Quote the whole listing exactly. Leave the pictures out of your copy.

▽

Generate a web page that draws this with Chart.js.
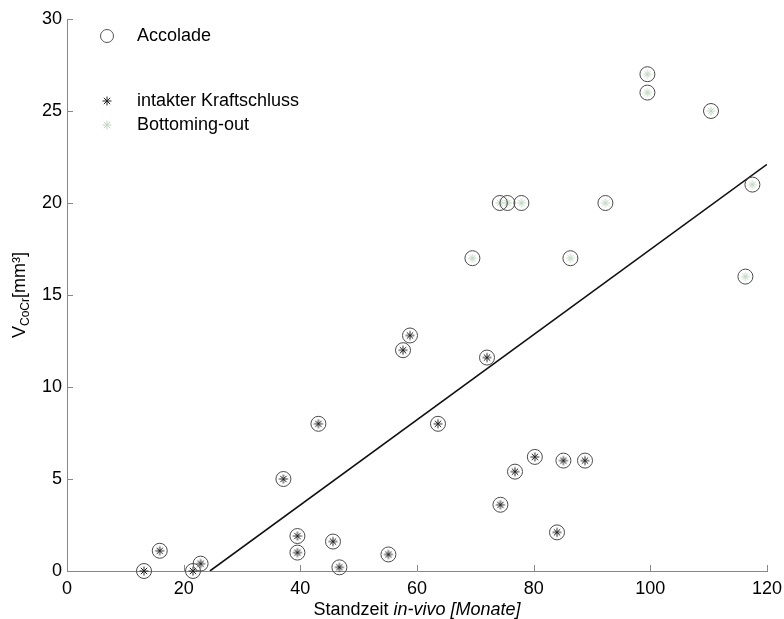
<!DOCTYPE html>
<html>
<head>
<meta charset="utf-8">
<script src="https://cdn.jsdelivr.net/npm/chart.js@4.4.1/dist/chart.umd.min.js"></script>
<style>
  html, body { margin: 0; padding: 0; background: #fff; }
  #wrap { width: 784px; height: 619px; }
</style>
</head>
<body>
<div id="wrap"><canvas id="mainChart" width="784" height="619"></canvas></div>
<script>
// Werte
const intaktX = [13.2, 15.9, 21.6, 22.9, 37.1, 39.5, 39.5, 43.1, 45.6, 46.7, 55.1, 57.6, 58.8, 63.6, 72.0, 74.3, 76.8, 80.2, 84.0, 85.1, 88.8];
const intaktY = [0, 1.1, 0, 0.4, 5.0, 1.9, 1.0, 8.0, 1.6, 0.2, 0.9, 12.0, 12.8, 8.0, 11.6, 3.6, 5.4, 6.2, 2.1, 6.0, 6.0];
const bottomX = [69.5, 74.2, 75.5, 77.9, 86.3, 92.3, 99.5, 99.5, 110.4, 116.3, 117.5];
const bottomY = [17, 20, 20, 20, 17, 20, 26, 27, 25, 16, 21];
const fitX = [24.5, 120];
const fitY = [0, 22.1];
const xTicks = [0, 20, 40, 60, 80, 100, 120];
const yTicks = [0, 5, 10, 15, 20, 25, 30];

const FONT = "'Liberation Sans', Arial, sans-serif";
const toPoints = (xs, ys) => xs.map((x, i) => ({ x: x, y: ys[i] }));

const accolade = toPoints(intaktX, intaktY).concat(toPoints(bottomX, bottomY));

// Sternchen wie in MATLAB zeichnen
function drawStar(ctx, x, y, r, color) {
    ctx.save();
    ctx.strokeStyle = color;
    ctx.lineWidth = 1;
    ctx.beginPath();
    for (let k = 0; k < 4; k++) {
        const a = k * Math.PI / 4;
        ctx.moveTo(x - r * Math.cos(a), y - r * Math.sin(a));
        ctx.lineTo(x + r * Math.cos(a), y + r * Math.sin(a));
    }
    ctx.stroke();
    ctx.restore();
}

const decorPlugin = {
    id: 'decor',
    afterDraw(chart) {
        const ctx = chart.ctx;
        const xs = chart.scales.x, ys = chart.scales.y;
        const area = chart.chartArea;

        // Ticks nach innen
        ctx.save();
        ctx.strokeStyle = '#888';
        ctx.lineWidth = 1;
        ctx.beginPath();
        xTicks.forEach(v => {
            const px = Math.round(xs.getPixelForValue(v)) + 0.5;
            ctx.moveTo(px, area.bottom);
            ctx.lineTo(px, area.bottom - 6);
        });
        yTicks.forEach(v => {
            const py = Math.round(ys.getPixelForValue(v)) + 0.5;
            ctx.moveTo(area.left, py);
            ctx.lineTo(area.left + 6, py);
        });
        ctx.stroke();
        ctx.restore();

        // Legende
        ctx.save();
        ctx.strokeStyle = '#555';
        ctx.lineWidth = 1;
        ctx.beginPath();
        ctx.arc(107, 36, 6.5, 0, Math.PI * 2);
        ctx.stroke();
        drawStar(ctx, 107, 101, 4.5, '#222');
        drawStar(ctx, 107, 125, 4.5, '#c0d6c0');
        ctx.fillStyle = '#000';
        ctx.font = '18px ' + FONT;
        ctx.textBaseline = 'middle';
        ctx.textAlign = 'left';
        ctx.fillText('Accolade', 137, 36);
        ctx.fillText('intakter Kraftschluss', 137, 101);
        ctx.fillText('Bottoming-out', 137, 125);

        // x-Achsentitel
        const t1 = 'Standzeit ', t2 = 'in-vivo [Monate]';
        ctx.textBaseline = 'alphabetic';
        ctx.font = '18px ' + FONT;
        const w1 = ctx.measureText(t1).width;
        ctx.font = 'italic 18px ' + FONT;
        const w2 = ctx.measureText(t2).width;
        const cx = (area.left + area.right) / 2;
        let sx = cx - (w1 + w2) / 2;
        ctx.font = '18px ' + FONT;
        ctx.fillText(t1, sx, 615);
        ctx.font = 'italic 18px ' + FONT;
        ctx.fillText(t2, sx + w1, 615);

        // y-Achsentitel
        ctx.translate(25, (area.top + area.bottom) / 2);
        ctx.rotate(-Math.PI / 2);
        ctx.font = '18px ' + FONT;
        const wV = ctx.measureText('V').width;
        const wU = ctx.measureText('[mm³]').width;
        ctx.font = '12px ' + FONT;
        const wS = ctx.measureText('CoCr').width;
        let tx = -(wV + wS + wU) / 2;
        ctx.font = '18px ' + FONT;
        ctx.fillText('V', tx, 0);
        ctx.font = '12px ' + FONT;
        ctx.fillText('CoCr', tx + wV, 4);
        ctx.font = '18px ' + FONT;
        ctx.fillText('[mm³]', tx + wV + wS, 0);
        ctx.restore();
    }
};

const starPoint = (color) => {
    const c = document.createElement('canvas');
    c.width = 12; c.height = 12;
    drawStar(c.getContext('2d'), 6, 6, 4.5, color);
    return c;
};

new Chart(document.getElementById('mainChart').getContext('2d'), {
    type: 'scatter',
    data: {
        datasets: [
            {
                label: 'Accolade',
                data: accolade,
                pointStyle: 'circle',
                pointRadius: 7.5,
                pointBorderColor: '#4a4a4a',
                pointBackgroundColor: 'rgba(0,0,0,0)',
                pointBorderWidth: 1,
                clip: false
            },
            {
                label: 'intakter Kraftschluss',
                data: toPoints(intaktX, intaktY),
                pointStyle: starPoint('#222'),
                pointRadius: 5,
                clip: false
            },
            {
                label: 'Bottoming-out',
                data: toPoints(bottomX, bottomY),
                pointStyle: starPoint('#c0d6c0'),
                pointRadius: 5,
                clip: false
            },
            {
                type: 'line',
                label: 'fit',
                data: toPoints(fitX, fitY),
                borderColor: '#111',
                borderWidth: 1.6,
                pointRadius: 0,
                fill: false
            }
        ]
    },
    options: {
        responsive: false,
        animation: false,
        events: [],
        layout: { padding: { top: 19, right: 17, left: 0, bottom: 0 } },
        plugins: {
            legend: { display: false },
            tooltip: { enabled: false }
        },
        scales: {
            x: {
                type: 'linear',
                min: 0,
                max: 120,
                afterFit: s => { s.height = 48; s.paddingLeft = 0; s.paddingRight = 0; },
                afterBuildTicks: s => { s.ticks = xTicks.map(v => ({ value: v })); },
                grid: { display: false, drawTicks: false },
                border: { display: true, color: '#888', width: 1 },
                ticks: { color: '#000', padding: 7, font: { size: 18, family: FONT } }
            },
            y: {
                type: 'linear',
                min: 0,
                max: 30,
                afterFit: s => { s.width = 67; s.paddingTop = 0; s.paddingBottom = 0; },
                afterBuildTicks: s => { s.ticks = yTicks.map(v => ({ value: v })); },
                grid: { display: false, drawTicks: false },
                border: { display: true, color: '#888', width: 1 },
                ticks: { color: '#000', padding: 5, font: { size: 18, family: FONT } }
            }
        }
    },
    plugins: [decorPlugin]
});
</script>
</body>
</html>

△

■ **Expected output**
Generate a web page that draws this with Chart.js.
<!DOCTYPE html>
<html>
<head>
<meta charset="utf-8">
<script src="https://cdn.jsdelivr.net/npm/chart.js@4.4.1/dist/chart.umd.min.js"></script>
<style>
  html, body { margin: 0; padding: 0; background: #fff; }
  #wrap { width: 784px; height: 619px; }
</style>
</head>
<body>
<div id="wrap"><canvas id="mainChart" width="784" height="619"></canvas></div>
<script>
// Werte
const intaktX = [13.2, 15.9, 21.6, 22.9, 37.1, 39.5, 39.5, 43.1, 45.6, 46.7, 55.1, 57.6, 58.8, 63.6, 72.0, 74.3, 76.8, 80.2, 84.0, 85.1, 88.8];
const intaktY = [0, 1.1, 0, 0.4, 5.0, 1.9, 1.0, 8.0, 1.6, 0.2, 0.9, 12.0, 12.8, 8.0, 11.6, 3.6, 5.4, 6.2, 2.1, 6.0, 6.0];
const bottomX = [69.5, 74.2, 75.5, 77.9, 86.3, 92.3, 99.5, 99.5, 110.4, 116.3, 117.5];
const bottomY = [17, 20, 20, 20, 17, 20, 26, 27, 25, 16, 21];
const fitX = [24.5, 120];
const fitY = [0, 22.1];
const xTicks = [0, 20, 40, 60, 80, 100, 120];
const yTicks = [0, 5, 10, 15, 20, 25, 30];

const FONT = "'Liberation Sans', Arial, sans-serif";
const toPoints = (xs, ys) => xs.map((x, i) => ({ x: x, y: ys[i] }));

const accolade = toPoints(intaktX, intaktY).concat(toPoints(bottomX, bottomY));

// Sternchen wie in MATLAB zeichnen
function drawStar(ctx, x, y, r, color) {
    ctx.save();
    ctx.strokeStyle = color;
    ctx.lineWidth = 1;
    ctx.beginPath();
    for (let k = 0; k < 4; k++) {
        const a = k * Math.PI / 4;
        ctx.moveTo(x - r * Math.cos(a), y - r * Math.sin(a));
        ctx.lineTo(x + r * Math.cos(a), y + r * Math.sin(a));
    }
    ctx.stroke();
    ctx.restore();
}

const decorPlugin = {
    id: 'decor',
    afterDraw(chart) {
        const ctx = chart.ctx;
        const xs = chart.scales.x, ys = chart.scales.y;
        const area = chart.chartArea;

        // Ticks nach innen
        ctx.save();
        ctx.strokeStyle = '#888';
        ctx.lineWidth = 1;
        ctx.beginPath();
        xTicks.forEach(v => {
            const px = Math.round(xs.getPixelForValue(v)) + 0.5;
            ctx.moveTo(px, area.bottom);
            ctx.lineTo(px, area.bottom - 6);
        });
        yTicks.forEach(v => {
            const py = Math.round(ys.getPixelForValue(v)) + 0.5;
            ctx.moveTo(area.left, py);
            ctx.lineTo(area.left + 6, py);
        });
        ctx.stroke();
        ctx.restore();

        // Legende
        ctx.save();
        ctx.strokeStyle = '#555';
        ctx.lineWidth = 1;
        ctx.beginPath();
        ctx.arc(107, 36, 6.5, 0, Math.PI * 2);
        ctx.stroke();
        drawStar(ctx, 107, 101, 4.5, '#222');
        drawStar(ctx, 107, 125, 4.5, '#c0d6c0');
        ctx.fillStyle = '#000';
        ctx.font = '18px ' + FONT;
        ctx.textBaseline = 'middle';
        ctx.textAlign = 'left';
        ctx.fillText('Accolade', 137, 36);
        ctx.fillText('intakter Kraftschluss', 137, 101);
        ctx.fillText('Bottoming-out', 137, 125);

        // x-Achsentitel
        const t1 = 'Standzeit ', t2 = 'in-vivo [Monate]';
        ctx.textBaseline = 'alphabetic';
        ctx.font = '18px ' + FONT;
        const w1 = ctx.measureText(t1).width;
        ctx.font = 'italic 18px ' + FONT;
        const w2 = ctx.measureText(t2).width;
        const cx = (area.left + area.right) / 2;
        let sx = cx - (w1 + w2) / 2;
        ctx.font = '18px ' + FONT;
        ctx.fillText(t1, sx, 615);
        ctx.font = 'italic 18px ' + FONT;
        ctx.fillText(t2, sx + w1, 615);

        // y-Achsentitel
        ctx.translate(25, (area.top + area.bottom) / 2);
        ctx.rotate(-Math.PI / 2);
        ctx.font = '18px ' + FONT;
        const wV = ctx.measureText('V').width;
        const wU = ctx.measureText('[mm³]').width;
        ctx.font = '12px ' + FONT;
        const wS = ctx.measureText('CoCr').width;
        let tx = -(wV + wS + wU) / 2;
        ctx.font = '18px ' + FONT;
        ctx.fillText('V', tx, 0);
        ctx.font = '12px ' + FONT;
        ctx.fillText('CoCr', tx + wV, 4);
        ctx.font = '18px ' + FONT;
        ctx.fillText('[mm³]', tx + wV + wS, 0);
        ctx.restore();
    }
};

const starPoint = (color) => {
    const c = document.createElement('canvas');
    c.width = 12; c.height = 12;
    drawStar(c.getContext('2d'), 6, 6, 4.5, color);
    return c;
};

new Chart(document.getElementById('mainChart').getContext('2d'), {
    type: 'scatter',
    data: {
        datasets: [
            {
                label: 'Accolade',
                data: accolade,
                pointStyle: 'circle',
                pointRadius: 7.5,
                pointBorderColor: '#4a4a4a',
                pointBackgroundColor: 'rgba(0,0,0,0)',
                pointBorderWidth: 1,
                clip: false
            },
            {
                label: 'intakter Kraftschluss',
                data: toPoints(intaktX, intaktY),
                pointStyle: starPoint('#222'),
                pointRadius: 5,
                clip: false
            },
            {
                label: 'Bottoming-out',
                data: toPoints(bottomX, bottomY),
                pointStyle: starPoint('#c0d6c0'),
                pointRadius: 5,
                clip: false
            },
            {
                type: 'line',
                label: 'fit',
                data: toPoints(fitX, fitY),
                borderColor: '#111',
                borderWidth: 1.6,
                pointRadius: 0,
                fill: false
            }
        ]
    },
    options: {
        responsive: false,
        animation: false,
        events: [],
        layout: { padding: { top: 19, right: 17, left: 0, bottom: 0 } },
        plugins: {
            legend: { display: false },
            tooltip: { enabled: false }
        },
        scales: {
            x: {
                type: 'linear',
                min: 0,
                max: 120,
                afterFit: s => { s.height = 48; s.paddingLeft = 0; s.paddingRight = 0; },
                afterBuildTicks: s => { s.ticks = xTicks.map(v => ({ value: v })); },
                grid: { display: false, drawTicks: false },
                border: { display: true, color: '#888', width: 1 },
                ticks: { color: '#000', padding: 7, font: { size: 18, family: FONT } }
            },
            y: {
                type: 'linear',
                min: 0,
                max: 30,
                afterFit: s => { s.width = 67; s.paddingTop = 0; s.paddingBottom = 0; },
                afterBuildTicks: s => { s.ticks = yTicks.map(v => ({ value: v })); },
                grid: { display: false, drawTicks: false },
                border: { display: true, color: '#888', width: 1 },
                ticks: { color: '#000', padding: 5, font: { size: 18, family: FONT } }
            }
        }
    },
    plugins: [decorPlugin]
});
</script>
</body>
</html>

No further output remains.